En sus visiones, Lucrecia percibe al monarca como el origen de todo lo malo en España, y contempla un reino corrompido por una Iglesia decadente, asfixiado por impuestos opresivos, donde la justicia brillaba por su ausencia para los más desfavorecidos y la defensa nacional se mostraba peligrosamente débil. Sus sueños profetizaron en 1587 la derrota de la Armada Invencible y las terribles tormentas que azotarían a la flota en aguas inglesas. Un año después, en 1588, la realidad confirmó sus visiones y su popularidad creció como la espuma, seguramente porque atentaban contra la tradición asentada por los astrólogos de la corte española, los cuales circulaban regularmente «profecías de culminación» que informaban que el destino de los monarcas era defender la Iglesia y llevar al país a la gloria.
Los alumbrados
Las profecías de Lucrecia no tardaron en circular por Madrid en copias manuscritas, creando una inquietud creciente entre las autoridades: su crítica política lo que realmente preocupaba al poder establecido. El 25 de mayo de 1590, cuando Lucrecia tenía apenas 21 años, la Inquisición llamó a su puerta. Ella lo había presagiado, pero no había entendido su sueño a tiempo. Los temores de su padre se habían materializado. La llevaron a Toledo para ser juzgada, en un proceso que se vio complicado por irregularidades. La acusada estaba embarazada de siete meses y dio a luz en la prisión secreta del Santo Oficio, en condiciones inhumanas. El propio responsable, al intentar absolverla, se vio obligado a dimitir.

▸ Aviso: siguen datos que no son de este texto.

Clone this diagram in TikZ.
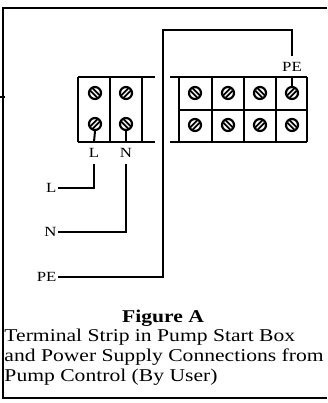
\documentclass[tikz,border=0pt]{standalone}
\usepackage{fontspec}
\setmainfont[FakeStretch=1.2]{Liberation Serif}
\tikzset{
  screwA/.style={circle, draw, line width=2.2pt, minimum size=12pt, inner sep=0pt,
    path picture={\draw[line width=5pt] (path picture bounding box.north west) -- (path picture bounding box.south east);
      \draw[white, line width=1.3pt] (path picture bounding box.north west) -- (path picture bounding box.south east);}},
  screwB/.style={circle, draw, line width=2.2pt, minimum size=12pt, inner sep=0pt,
    path picture={\draw[line width=5pt] (path picture bounding box.south west) -- (path picture bounding box.north east);
      \draw[white, line width=1.3pt] (path picture bounding box.south west) -- (path picture bounding box.north east);}},
  wirelbl/.style={font=\fontsize{14}{16}\selectfont, inner xsep=0.5pt, inner ysep=5.5pt},
  caption/.style={font=\fontsize{18}{20}\selectfont, inner sep=0pt, anchor=base west}
}
\begin{document}
\begin{tikzpicture}[x=1pt, y=-1pt, line width=2pt]
    \useasboundingbox (0,0) rectangle (327,403);
    % outer frame
    \draw[line width=2.3pt] (327,8) -- (3,8) -- (3,398) -- (327,398);
    \draw (0,97) -- (5,97);
    % left strip
    \draw (78,77) -- (155,77);
    \draw (78,142) -- (155,142);
    \foreach \x in {78,110,142} \draw (\x,77) -- (\x,142);
    % right strip
    \draw (170,77) -- (307,77);
    \draw (179,110) -- (307,110);
    \draw (170,142) -- (307,142);
    \foreach \x in {179,212,244,276,307} \draw (\x,77) -- (\x,142);
    % screws
    \foreach \i/\x in {1/95,2/126} {
      \pgfmathtruncatemacro{\p}{mod(\i,2)}
      \ifnum\p=1
        \node[screwA] (sL\i1) at (\x,93) {};
        \node[screwB] (sL\i2) at (\x,124) {};
      \else
        \node[screwB] (sL\i1) at (\x,93) {};
        \node[screwA] (sL\i2) at (\x,124) {};
      \fi
    }
    \foreach \i/\x in {1/195,2/228,3/260,4/292} {
      \pgfmathtruncatemacro{\p}{mod(\i,2)}
      \ifnum\p=1
        \node[screwA] (sR\i1) at (\x,93) {};
        \node[screwB] (sR\i2) at (\x,125) {};
      \else
        \node[screwB] (sR\i1) at (\x,93) {};
        \node[screwA] (sR\i2) at (\x,125) {};
      \fi
    }
    % wire labels
    \node[wirelbl] (tL) at (94,153) {L};
    \node[wirelbl] (tN) at (126,153) {N};
    \node[wirelbl] (tPE) at (292,67) {PE};
    \node[wirelbl, anchor=east] (wL) at (58,188) {L};
    \node[wirelbl, anchor=east] (wN) at (58,232) {N};
    \node[wirelbl, anchor=east] (wPE) at (58,277) {PE};
    \coordinate (pTop) at (163,30);
    % wires
    \draw (sL12.south) -- (tL.north);
    \draw (tL.south) |- (wL.east);
    \draw (sL22.south) -- (tN.north);
    \draw (tN.south) |- (wN.east);
    \draw (sR41.north) -- (tPE.south);
    \draw (tPE.north) |- (pTop) |- (wPE.east);
    % caption
    \node[font=\fontsize{18}{20}\selectfont\bfseries, anchor=base] (fig) at (163,322) {Figure A};
    \node[caption] (cap1) at (3.5,341) {Terminal Strip in Pump Start Box};
    \node[caption] (cap2) at (3.5,361) {and Power Supply Connections from};
    \node[caption] (cap3) at (3.5,381) {Pump Control (By User)};
\end{tikzpicture}
\end{document}
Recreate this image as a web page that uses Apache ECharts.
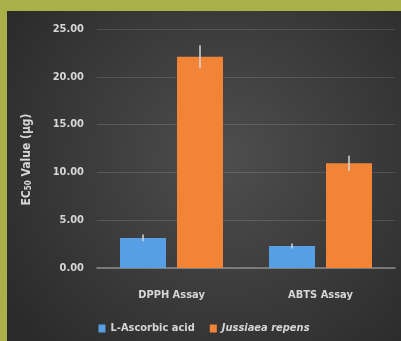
<!DOCTYPE html>
<html>
<head>
<meta charset="utf-8">
<script src="https://cdn.jsdelivr.net/npm/echarts@6/dist/echarts.min.js"></script>
<style>
  html, body { margin: 0; padding: 0; width: 401px; height: 341px; background: #a9b048; overflow: hidden; }
  #chart { position: absolute; left: 7px; top: 11px; width: 394px; height: 330px; }
</style>
</head>
<body>
<div id="chart"></div>
<script>
// Assays and EC50 results
const categories = ['DPPH Assay', 'ABTS Assay'];
const seriesNames = ['L-Ascorbic acid', 'Jussiaea repens'];
const ascorbicValues = [3.15, 2.3];
const ascorbicErrors = [0.35, 0.25];
const jussiaeaValues = [22.1, 10.95];
const jussiaeaErrors = [1.2, 0.8];
const yTicks = { min: 0, max: 25, interval: 5 };

const FONT = "'Liberation Sans Narrow', 'DejaVu Sans Condensed', 'Roboto', sans-serif";
const TEXT = '#d6d6d6';
const BAR_W = 46;
const BAR_GAP = 11;

const chart = echarts.init(document.getElementById('chart'), null, { renderer: 'canvas' });

// Vertical error whiskers, shifted onto the matching bar of the group
function errorSeries(values, errors, side) {
  return {
    type: 'custom',
    silent: true,
    z: 5,
    data: values.map((v, i) => [i, v - errors[i], v + errors[i]]),
    renderItem: function (params, api) {
      const lo = api.coord([api.value(0), api.value(1)]);
      const hi = api.coord([api.value(0), api.value(2)]);
      const dx = side * (BAR_W + BAR_GAP) / 2;
      return {
        type: 'line',
        shape: { x1: lo[0] + dx, y1: lo[1], x2: hi[0] + dx, y2: hi[1] },
        style: { stroke: 'rgba(215,215,215,0.75)', lineWidth: 2 }
      };
    }
  };
}

chart.setOption({
  backgroundColor: {
    type: 'radial', x: 0.55, y: 0.45, r: 0.8,
    colorStops: [{ offset: 0, color: '#4e4e4e' }, { offset: 1, color: '#2a2a2a' }]
  },
  animation: false,
  textStyle: { fontFamily: FONT },
  grid: { left: 90, right: 6, top: 18, bottom: 73 },
  legend: {
    data: seriesNames,
    bottom: 2,
    left: 'center',
    itemWidth: 7,
    itemHeight: 8,
    itemGap: 15,
    icon: 'rect',
    formatter: function (name) { return name === 'Jussiaea repens' ? '{i|' + name + '}' : name; },
    textStyle: {
      color: TEXT, fontSize: 11, fontWeight: 'bold', fontFamily: FONT,
      rich: { i: { fontStyle: 'italic', fontWeight: 'bold', fontSize: 11, color: TEXT, fontFamily: FONT } }
    }
  },
  xAxis: {
    type: 'category',
    data: categories,
    axisLine: { lineStyle: { color: '#8c8c8c', width: 1.5 } },
    axisTick: { show: false },
    axisLabel: { color: TEXT, fontSize: 11, fontWeight: 'bold', margin: 22, fontFamily: FONT }
  },
  yAxis: {
    type: 'value',
    min: yTicks.min, max: yTicks.max, interval: yTicks.interval,
    name: 'EC{s|50} Value (µg)',
    nameLocation: 'middle',
    nameGap: 64,
    nameRotate: 90,
    nameTextStyle: {
      color: TEXT, fontSize: 12, fontWeight: 'bold', fontFamily: FONT,
      padding: [0, 22, 0, 0],
      rich: { s: { fontSize: 8, fontWeight: 'bold', color: TEXT, verticalAlign: 'bottom', padding: [5, 0, 0, 0], fontFamily: FONT } }
    },
    axisLine: { show: false },
    axisTick: { show: false },
    axisLabel: { color: TEXT, fontSize: 11, fontWeight: 'bold', margin: 13, fontFamily: FONT,
      formatter: v => v.toFixed(2) },
    splitLine: { lineStyle: { color: 'rgba(255,255,255,0.13)', width: 1 } }
  },
  series: [
    {
      name: seriesNames[0], type: 'bar', data: ascorbicValues,
      barWidth: BAR_W, barGap: (BAR_GAP / BAR_W * 100) + '%',
      itemStyle: { color: '#569fe4' }
    },
    {
      name: seriesNames[1], type: 'bar', data: jussiaeaValues,
      barWidth: BAR_W,
      itemStyle: { color: '#f28437' }
    },
    errorSeries(ascorbicValues, ascorbicErrors, -1),
    errorSeries(jussiaeaValues, jussiaeaErrors, 1)
  ]
});
</script>
</body>
</html>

Lucrecia no fue la primera en ser juzgada, ya que en los años 1520 y 1530 la Inquisición persiguió a los llamados «alumbrados», videntes con seguidores en Guadalajara, Toledo y otras ciudades castellanas. Eran especialmente vulnerables las mujeres, por su disposición al engaño del diablo. Aunque anteriormente las místicas medievales fueron canonizadas (Hildergarda de Bingen, Brígida de Suecia o Catalina de Siena), a partir de 1416, la «inspiración femenina» fue entendida como un «delirio diabólico». Una notable excepción fue Teresa de Jesús (1515-1582), casi contemporánea de Lucrecia, fundadora mística de la Orden de las Carmelitas Descalzas y canonizada en 1622.
Finalmente, Lucrecia fue declarada culpable pero la sentencia del auto de fé se limitó a cien azotes, al desarraigo y a la muerte social, al ser desterrada de Madrid y reclusión en una casa religiosa por dos años. En 1595, Lucrecia recuperó la libertad, pero su familia la había abandonado junto con su hija. Desconocemos qué ocurrió a partir de esa época. A pesar del malestar de la Iglesia, siguieron apareciendo clarividentes y videntes femeninas, que en ocasiones se convirtieron en figuras de veneración local y peregrinación popular.
La historia de Lucrecia de León representa uno de los casos más fascinantes de profecía política en la España del Siglo de Oro.